Simplified system view: robust odometry supplies metric motion, thermal sequences provide the observations, and foundation-depth inference produces dense geometry for map integration.

The implementation is deliberately kept modular at the conceptual level: odometry supplies motion, DA3 estimates dense depth from thermal views, and the mapping stage integrates confident geometry into a global representation. The important result is that dense thermal mapping can be made online and robot-aligned, even though the sensing signal is fundamentally different from RGB.

Mapping Results

DA3 thermal TSDF reconstruction in an indoor hallway — Indoor thermal dense mapping result.
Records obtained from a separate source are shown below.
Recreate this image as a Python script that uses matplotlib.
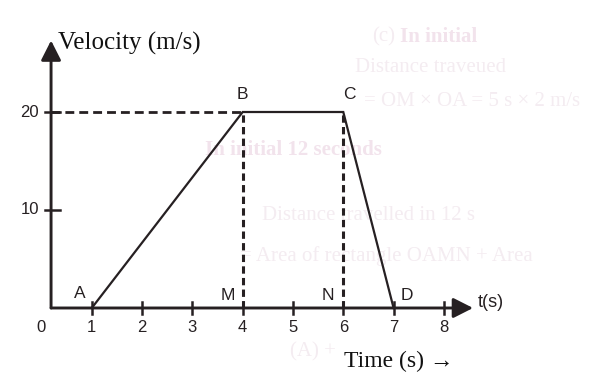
import matplotlib
matplotlib.use("Agg")
import matplotlib.pyplot as plt
from matplotlib.patches import Rectangle

# velocity-time graph: A -> B -> C -> D
t_points = [1, 4, 6, 7]
v_points = [0, 20, 20, 0]
point_labels = ["A", "B", "C", "D"]
foot_t = [4, 6]
foot_labels = ["M", "N"]
x_ticks = [1, 2, 3, 4, 5, 6, 7, 8]
x_tick_labels = ["0", "1", "2", "3", "4", "5", "6", "7", "8"]
y_ticks = [10, 20]
y_tick_labels = ["10", "20"]

INK = "#262022"
SANS = ["Liberation Sans", "DejaVu Sans"]
SERIF = ["Liberation Serif", "DejaVu Serif"]

fig = plt.figure(figsize=(5.9, 3.76), dpi=100)
ax = fig.add_axes([0, 0, 1, 1])
ax.set_xlim(-0.825, 10.905)
ax.set_ylim(-6.94, 31.43)
ax.axis("off")

# faint print showing through from the other side of the page
ghost = "#f4ecf1"
ghost_b = "#f2e3ec"
gl = [
    ("(c)", 372, 37, False),
    ("In initial", 400, 37, True),
    ("Distance traveued in 5 s", 355, 68, False),
    ("= OM × OA = 5 s × 2 m/s", 364, 102, False),
    ("In initial 12 seconds", 205, 150, True),
    ("Distance travelled in 12 s", 262, 215, False),
    ("= Area of rectangle OAMN + Area", 240, 256, False),
    ("(A) +", 290, 352, False),
]
for s, px, py, bold in gl:
    ax.text(px / 590, 1 - py / 376, s, fontsize=15, family=SERIF,
            color=ghost_b if bold else ghost,
            fontweight="bold" if bold else "normal",
            va="center", ha="left", transform=fig.transFigure, zorder=0.5)

# white paste-over patches behind the labels
for x0, y0, x1, y1 in [(507, 22, 590, 84), (55, 24, 215, 60), (340, 342, 567, 376)]:
    ax.add_patch(Rectangle((x0 / 590, 1 - y1 / 376), (x1 - x0) / 590,
                           (y1 - y0) / 376, transform=fig.transFigure,
                           facecolor="white", edgecolor="none", zorder=1))

axis_x = 0.19
y_tip = 27.3
x_tip = 8.58

# axes with arrow heads
for start, end in [((axis_x, 0), (axis_x, y_tip)), ((axis_x, 0), (x_tip, 0))]:
    ax.annotate("", xy=end, xytext=start,
                arrowprops=dict(arrowstyle="-|>,head_length=0.75,head_width=0.38",
                                lw=2.1, color=INK, shrinkA=0, shrinkB=0,
                                mutation_scale=16), zorder=3)

# ticks
for t in x_ticks:
    ax.plot([t, t], [-0.6, 0.6], color=INK, lw=1.8, zorder=3)
for v in y_ticks:
    ax.plot([axis_x - 0.12, axis_x + 0.18], [v, v], color=INK, lw=1.8, zorder=3)

for i, s in enumerate(x_tick_labels):
    ax.text(i, -1.95, s, ha="center", va="center", fontsize=12,
            family=SANS, color=INK, zorder=4)
for v, s in zip(y_ticks, y_tick_labels):
    ax.text(-0.05, v, s, ha="right", va="center", fontsize=12,
            family=SANS, color=INK, zorder=4)

# dashed guide lines
ax.plot([axis_x, t_points[1]], [v_points[1], v_points[1]], color=INK, lw=2.0,
        ls=(0, (3.2, 1.8)), zorder=2)
for t, v in zip(t_points[1:3], v_points[1:3]):
    ax.plot([t, t], [0, v], color=INK, lw=2.2, ls=(0, (2.4, 1.4)), zorder=2)

# velocity curve
ax.plot(t_points, v_points, color=INK, lw=1.6, solid_joinstyle="miter", zorder=3)

# point labels
offsets = [(-0.23, 1.5), (0.0, 1.75), (0.13, 1.75), (0.27, 1.3)]
for (t, v), s, (dx, dy) in zip(zip(t_points, v_points), point_labels, offsets):
    ax.text(t + dx, v + dy, s, ha="center", va="center", fontsize=12.5,
            family=SANS, color=INK, zorder=4)
for t, s in zip(foot_t, foot_labels):
    ax.text(t - 0.3, 1.3, s, ha="center", va="center", fontsize=12.5,
            family=SANS, color=INK, zorder=4)

# axis titles
ax.text(0.33, 27.0, "Velocity (m/s)", ha="left", va="center", fontsize=18,
        family=SERIF, color="#111111", zorder=4)
ax.text(8.68, 0.6, "t(s)", ha="left", va="center", fontsize=13,
        family=SANS, color=INK, zorder=4)
ax.text(6.02, -5.5, "Time (s) →", ha="left", va="center", fontsize=17,
        family=SERIF, color="#111111", zorder=4)

fig.savefig("out.png", dpi=100)
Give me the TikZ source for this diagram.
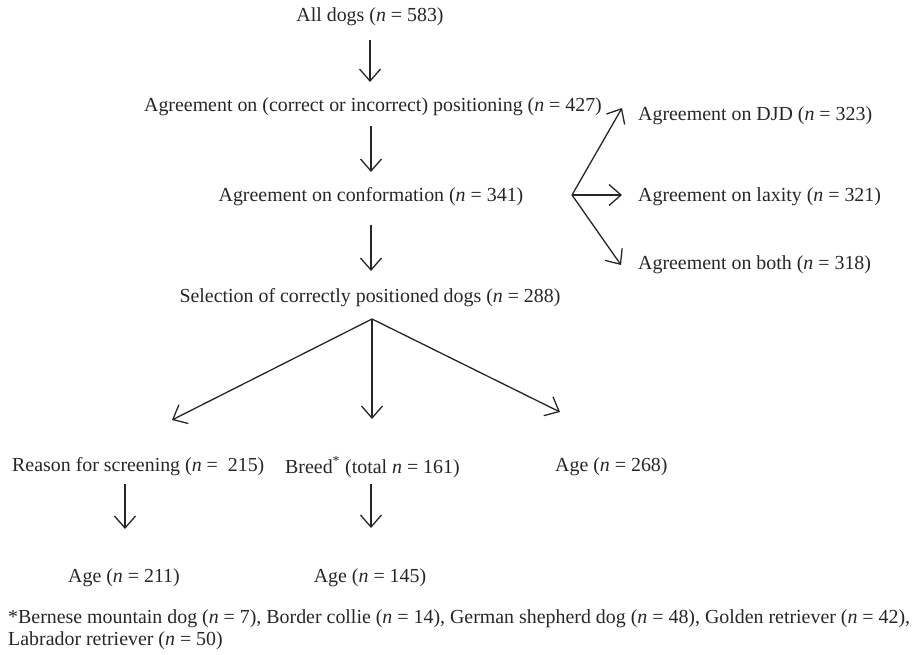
\documentclass[tikz,border=0pt]{standalone}
\usepackage{fontspec}
\setmainfont{Liberation Serif}
\usetikzlibrary{arrows.meta}
\begin{document}
\begin{tikzpicture}[x=1pt,y=-1pt,
  lbl/.style={inner sep=0pt, font=\fontsize{19.9}{22}\selectfont, text=black!85},
  note/.style={inner sep=0pt, anchor=west, font=\fontsize{19.9}{22}\selectfont, text=black!85},
  flow/.style={draw=black!85, line width=1.3pt, -{Straight Barb[length=12pt,width=21pt,line width=1.3pt]}}]
\useasboundingbox (0,0) rectangle (916,655);

% main column
\node[lbl] (all)  at (370,17)  {All dogs (\textit{n} = 583)};
\node[lbl] (pos)  at (373,107) {Agreement on (correct or incorrect) positioning (\textit{n} = 427)};
\node[lbl] (conf) at (371,197) {Agreement on conformation (\textit{n} = 341)};
\node[lbl] (sel)  at (370,298) {Selection of correctly positioned dogs (\textit{n} = 288)};

% side branch
\node[lbl, anchor=west] (djd)  at (638,116) {Agreement on DJD (\textit{n} = 323)};
\node[lbl, anchor=west] (lax)  at (638,197) {Agreement on laxity (\textit{n} = 321)};
\node[lbl, anchor=west] (both) at (638,265) {Agreement on both (\textit{n} = 318)};

% lower level
\node[lbl, anchor=west] (reason) at (12,467) {Reason for screening (\textit{n} =\ \ 215)};
\node[lbl, anchor=west] (breed)  at (285,467) {Breed\textsuperscript{*} (total \textit{n} = 161)};
\node[lbl, anchor=west] (age1)   at (555,467) {Age (\textit{n} = 268)};
\node[lbl] (age2)   at (124,578) {Age (\textit{n} = 211)};
\node[lbl] (age3)   at (370,578) {Age (\textit{n} = 145)};

% footnote
\node[note] (fn1) at (8,619) {*Bernese mountain dog (\textit{n} = 7), Border collie (\textit{n} = 14), German shepherd dog (\textit{n} = 48), Golden retriever (\textit{n} = 42),};
\node[note] (fn2) at (8,641) {Labrador retriever (\textit{n} = 50)};

% arrow anchor points
\coordinate (a1s) at (370,40);  \coordinate (a1e) at (370,82);
\coordinate (a2s) at (371,126); \coordinate (a2e) at (371,172);
\coordinate (a3s) at (371,225); \coordinate (a3e) at (371,271);
\coordinate (fork) at (372,319);
\coordinate (fl) at (172,420);
\coordinate (fm) at (372,419);
\coordinate (fr) at (560,412);
\coordinate (side) at (572,195);
\coordinate (su) at (622,108);
\coordinate (sm) at (622,195);
\coordinate (sd) at (621,265);
\coordinate (b1s) at (125,484); \coordinate (b1e) at (125,529);
\coordinate (b2s) at (371,484); \coordinate (b2e) at (371,528);

\draw[flow] (a1s) -- (a1e);
\draw[flow] (a2s) -- (a2e);
\draw[flow] (a3s) -- (a3e);
\draw[flow] (fork) -- (fl);
\draw[flow] (fork) -- (fm);
\draw[flow] (fork) -- (fr);
\draw[flow] (side) -- (su);
\draw[flow] (side) -- (sm);
\draw[flow] (side) -- (sd);
\draw[flow] (b1s) -- (b1e);
\draw[flow] (b2s) -- (b2e);
\end{tikzpicture}
\end{document}
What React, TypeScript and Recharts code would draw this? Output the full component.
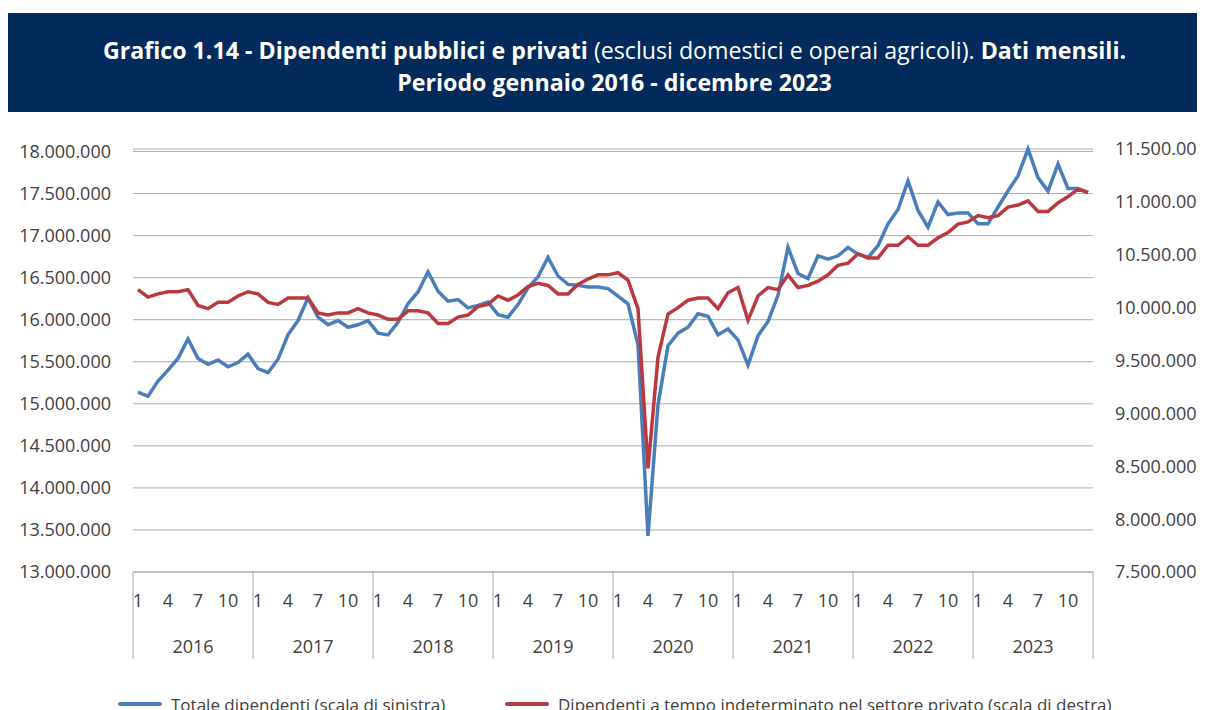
import React from "react";
import { CartesianGrid, Legend, Line, LineChart, XAxis, YAxis } from "recharts";

const years = [2016, 2017, 2018, 2019, 2020, 2021, 2022, 2023];
const months = [1, 2, 3, 4, 5, 6, 7, 8, 9, 10, 11, 12];
const shownMonths = [1, 4, 7, 10];

// Totale dipendenti (scala di sinistra)
const totaleDipendenti = [
  15140000, 15090000, 15270000, 15400000, 15540000, 15770000, 15540000, 15470000, 15520000, 15440000, 15490000, 15590000,
  15420000, 15370000, 15530000, 15820000, 15990000, 16260000, 16030000, 15940000, 15990000, 15910000, 15940000, 15990000,
  15840000, 15820000, 15970000, 16190000, 16330000, 16570000, 16340000, 16220000, 16240000, 16140000, 16170000, 16210000,
  16060000, 16030000, 16180000, 16380000, 16510000, 16740000, 16520000, 16420000, 16410000, 16390000, 16390000, 16370000,
  16280000, 16190000, 15700000, 13430000, 14990000, 15690000, 15840000, 15910000, 16070000, 16040000, 15820000, 15890000,
  15760000, 15460000, 15810000, 15980000, 16290000, 16860000, 16550000, 16490000, 16760000, 16720000, 16760000, 16860000,
  16780000, 16740000, 16880000, 17140000, 17310000, 17650000, 17300000, 17100000, 17400000, 17250000, 17270000, 17270000,
  17140000, 17140000, 17340000, 17530000, 17710000, 18030000, 17690000, 17530000, 17850000, 17560000, 17560000, 17510000
];

// Dipendenti a tempo indeterminato nel settore privato (scala di destra)
const indeterminatoPrivato = [
  10170000, 10100000, 10130000, 10150000, 10150000, 10170000, 10020000, 9990000, 10050000, 10050000, 10110000, 10150000,
  10130000, 10050000, 10030000, 10090000, 10090000, 10090000, 9950000, 9930000, 9950000, 9950000, 9990000, 9950000,
  9930000, 9890000, 9890000, 9970000, 9970000, 9950000, 9850000, 9850000, 9910000, 9930000, 10010000, 10030000,
  10110000, 10070000, 10120000, 10200000, 10230000, 10210000, 10130000, 10130000, 10220000, 10270000, 10310000, 10310000,
  10330000, 10260000, 9990000, 8480000, 9530000, 9940000, 10000000, 10070000, 10090000, 10090000, 9990000, 10140000,
  10190000, 9880000, 10110000, 10190000, 10170000, 10310000, 10190000, 10210000, 10250000, 10310000, 10400000, 10420000,
  10510000, 10470000, 10470000, 10590000, 10590000, 10670000, 10590000, 10590000, 10660000, 10710000, 10790000, 10810000,
  10870000, 10850000, 10870000, 10950000, 10970000, 11010000, 10910000, 10910000, 10990000, 11050000, 11120000, 11090000
];

const leftTicks = [
  13000000, 13500000, 14000000, 14500000, 15000000, 15500000, 16000000, 16500000, 17000000, 17500000, 18000000
];
const rightTicks = [7500000, 8000000, 8500000, 9000000, 9500000, 10000000, 10500000, 11000000, 11500000];

const seriesNames = [
  "Totale dipendenti (scala di sinistra)",
  "Dipendenti a tempo indeterminato nel settore privato (scala di destra)"
];

const data = years.flatMap((year, yi) =>
  months.map((month, mi) => ({
    key: `${year}-${month}`,
    totale: totaleDipendenti[yi * 12 + mi],
    indeterminato: indeterminatoPrivato[yi * 12 + mi]
  }))
);

const FONT = "'Open Sans', sans-serif";
const TEXT = "#404040";
const GRID = "#ababab";
const BLUE = "#4a7ebb";
const RED = "#b9393f";
const HALF_STEP = 5; // half a month on the category axis

const fmt = (v: number) => String(v).replace(/\B(?=(\d{3})+(?!\d))/g, ".");

function MonthYearTick(props: any) {
  const { x, y, payload } = props;
  const [yearStr, monthStr] = String(payload.value).split("-");
  const month = Number(monthStr);
  const isLast = payload.value === data[data.length - 1].key;
  return (
    <g>
      {shownMonths.includes(month) && (
        <text x={x} y={y + 29} textAnchor="middle" dy="0.355em" fill={TEXT} fontSize={18} fontFamily={FONT}>
          {month}
        </text>
      )}
      {month === 1 && <line x1={x - HALF_STEP} x2={x - HALF_STEP} y1={y} y2={y + 87} stroke={GRID} />}
      {isLast && <line x1={x + HALF_STEP} x2={x + HALF_STEP} y1={y} y2={y + 87} stroke={GRID} />}
      {month === 7 && (
        <text x={x - HALF_STEP} y={y + 75} textAnchor="middle" dy="0.355em" fill={TEXT} fontSize={18} fontFamily={FONT}>
          {yearStr}
        </text>
      )}
    </g>
  );
}

function LegendContent() {
  const item = (left: number, color: string, label: string) => (
    <div style={{ position: "absolute", left, top: 0, height: 36, display: "flex", alignItems: "center" }}>
      <span style={{ width: 44, height: 4, background: color, borderRadius: 2, marginRight: 9 }} />
      <span style={{ fontFamily: FONT, fontSize: 17, color: TEXT, whiteSpace: "nowrap" }}>{label}</span>
    </div>
  );
  return (
    <div style={{ position: "relative", height: 36 }}>
      {item(110, BLUE, seriesNames[0])}
      {item(497, RED, seriesNames[1])}
    </div>
  );
}

export default function App() {
  return (
    <div style={{ paddingTop: 5, width: 1197 }}>
      <style>{"body{overflow:hidden} .recharts-surface{overflow:visible}"}</style>
      <div
        style={{
          background: "#022a5a",
          width: 1205,
          height: 99,
          boxSizing: "border-box",
          paddingTop: 6,
          paddingRight: 8,
          paddingLeft: 16,
          color: "#fff",
          fontFamily: FONT,
          fontSize: 23.2,
          lineHeight: "32px",
          textAlign: "center",
          display: "flex",
          flexDirection: "column",
          justifyContent: "center"
        }}
      >
        <div>
          <b>Grafico 1.14 - Dipendenti pubblici e privati</b> (esclusi domestici e operai agricoli).{" "}
          <b>Dati mensili.</b>
        </div>
        <div>
          <b>Periodo gennaio 2016 - dicembre 2023</b>
        </div>
      </div>
      <LineChart width={1197} height={610} data={data} margin={{ top: 37, right: 0, bottom: 0, left: 0 }}>
        <CartesianGrid yAxisId="left" vertical={false} stroke={GRID} />
        <XAxis
          dataKey="key"
          interval={0}
          padding={{ left: HALF_STEP, right: HALF_STEP }}
          tickLine={false}
          tickSize={0}
          tickMargin={0}
          height={114}
          axisLine={{ stroke: GRID }}
          tick={MonthYearTick}
        />
        <YAxis
          yAxisId="left"
          domain={[13000000, 18000000]}
          ticks={leftTicks}
          interval={0}
          width={125}
          axisLine={false}
          tickLine={false}
          tickSize={0}
          tickMargin={22}
          tickFormatter={fmt}
          tick={{ fill: TEXT, fontSize: 18, fontFamily: FONT }}
        />
        <YAxis
          yAxisId="right"
          orientation="right"
          domain={[7500000, 11500000]}
          ticks={rightTicks}
          interval={0}
          width={112}
          axisLine={false}
          tickLine={false}
          tickSize={0}
          tickMargin={22}
          tickFormatter={fmt}
          tick={{ fill: TEXT, fontSize: 18, fontFamily: FONT, textAnchor: "start" }}
        />
        <Legend verticalAlign="bottom" content={LegendContent} />
        <Line
          yAxisId="left"
          type="linear"
          dataKey="totale"
          name={seriesNames[0]}
          stroke={BLUE}
          strokeWidth={3.5}
          dot={false}
          isAnimationActive={false}
        />
        <Line
          yAxisId="right"
          type="linear"
          dataKey="indeterminato"
          name={seriesNames[1]}
          stroke={RED}
          strokeWidth={3.5}
          dot={false}
          isAnimationActive={false}
        />
      </LineChart>
    </div>
  );
}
The reconstruction is integrated in the robot odometry frame while retaining the thermal observations for inspection.

DA3 thermal TSDF reconstruction near an indoor stairwell — Thermal reconstruction near an indoor stairwell, showing the current dense mapping output in a robot-aligned frame.

Current Status

The prototype currently demonstrates online thermal dense reconstruction at about 0.5 Hz on an RTX 5090 laptop, matching the project-level requirement for at least 0.5 Hz map display. The current focus is dense, robot-aligned thermal mapping for smoke, water-spray, and fireground-style environments.